Wednesday, April 25, 2007

Tarab


Tarab
Originally uploaded by pink-kitty.
means ecstasy or joy in Arabic. That is the best way in English to describe it. For the dancer, it is the moment when they become one with the music and lose all sense of time and express what the music is saying completely.

For the viewer, you are drawn into that story and shared emotion. Randa Kamal made me weep with this performance of Inta Omri (You are my life). It is a love song. Classic Arab music is poetry. In talking with musicians over the weekend, they really didn't care for the current surge in pop music because it wasn't challenging to play and the lyrics were boring. The poetry was gone.

Belly dancing at its root is improvisational. The music plays and the dancer interprets the mood being played right then. Having a musician (Dr. George Sawa) explain this to me was a huge relief because I have never been a big fan of choreography. I have no problem with having a general plan for a dance but the audience, the location, how I feel will all play a huge role in how I would dance to a particular piece of music. It isn't that if it is a sad song, I would dance it like I just won the lottery but the nuances would be different. Different patterns. So you know "Alf Leyla Wa Leyla" (A 1001 nights) but you don't know this band or how fast they are going to play it. It is not supposed to be the same from day to day. The musicians don't play it exactly the same way each performance - why should the dancer?

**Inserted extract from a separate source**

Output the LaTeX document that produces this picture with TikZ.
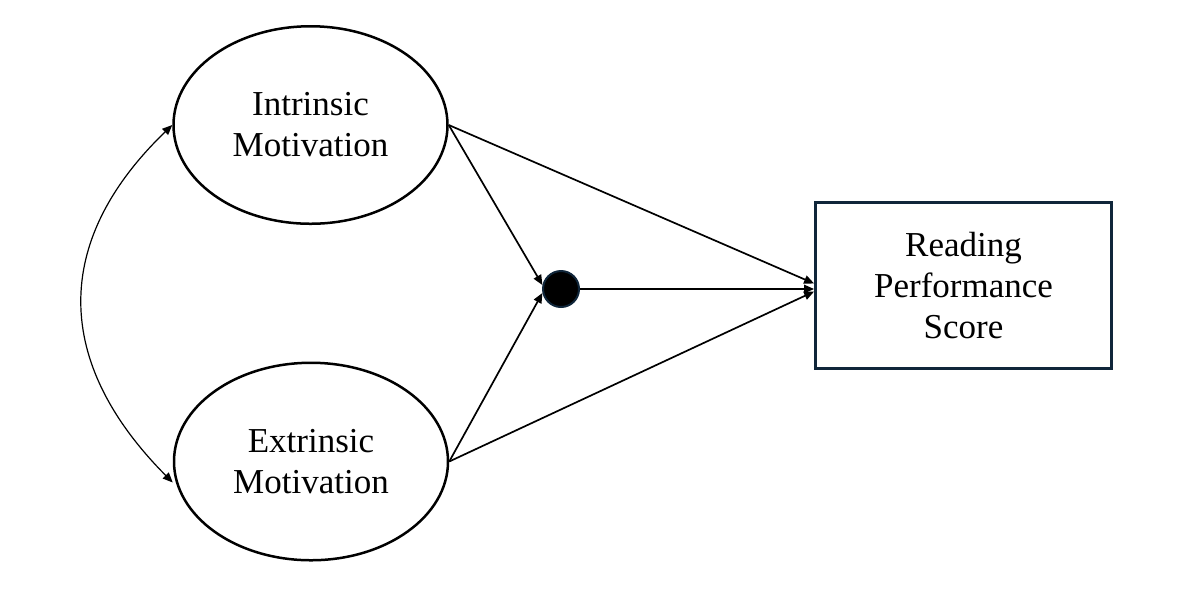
\documentclass[tikz,border=0pt]{standalone}
\usepackage{fontspec}
\setmainfont{Liberation Serif}
\usepackage{xcolor}
\usetikzlibrary{arrows.meta, shapes.geometric}
\definecolor{navy}{HTML}{10263A}

\begin{document}
\begin{tikzpicture}[x=0.5pt, y=-0.5pt, font=\fontsize{17.5}{20.5}\selectfont,
    >={Triangle[length=5pt, width=4.2pt]}]
    \useasboundingbox (0,0) rectangle (1188,602);
    \node (intrinsic) [ellipse, draw, line width=1.25pt, minimum width=137pt, minimum height=98.75pt, inner sep=0pt, align=center] at (310.5,125) {Intrinsic\\Motivation};
    \node (extrinsic) [ellipse, draw, line width=1.25pt, minimum width=137pt, minimum height=98.75pt, inner sep=0pt, align=center] at (311,461.5) {Extrinsic\\Motivation};
    \node (score) [rectangle, draw=navy, line width=1.4pt, minimum width=148pt, minimum height=83pt, inner sep=0pt, align=center] at (963.5,285.5) {Reading\\Performance\\Score};
    \node (mediator) [circle, draw=navy, fill=black, line width=1pt, minimum size=18pt, inner sep=0pt] at (561,289) {};

    \draw [<->, line width=0.6pt] (intrinsic.west) .. controls (51,242) and (54,363) .. ([yshift=-10.5pt]extrinsic.west);
    \draw [->, line width=0.85pt] (intrinsic.east) -- (mediator.168);
    \draw [->, line width=0.85pt] (extrinsic.east) -- (mediator.192);
    \draw [->, line width=0.85pt] (intrinsic.east) -- ([yshift=1pt]score.west);
    \draw [->, line width=0.85pt] (extrinsic.east) -- ([yshift=-3pt]score.west);
    \draw [->, line width=0.85pt] (mediator.east) -- (mediator -| score.west);
\end{tikzpicture}
\end{document}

For a brief moment Sunday night, I experienced tarab. With the live band and singers, on a packed dance floor, Linda told me to let it go. Use the time to release everything. Put all of my emotions, physical pain, heart and soul into the dance even though no one was watching. Time and space disappeared for a minute. All I heard was the music. No yelling. No wait staff. Nothing. Just the music and the lights. It is nearly impossible to put into words what I felt but I will never forget it. It was not a 'high' like a runner's high or what I've felt before like during showcase, which was a euphoric experience in and of itself. This was different.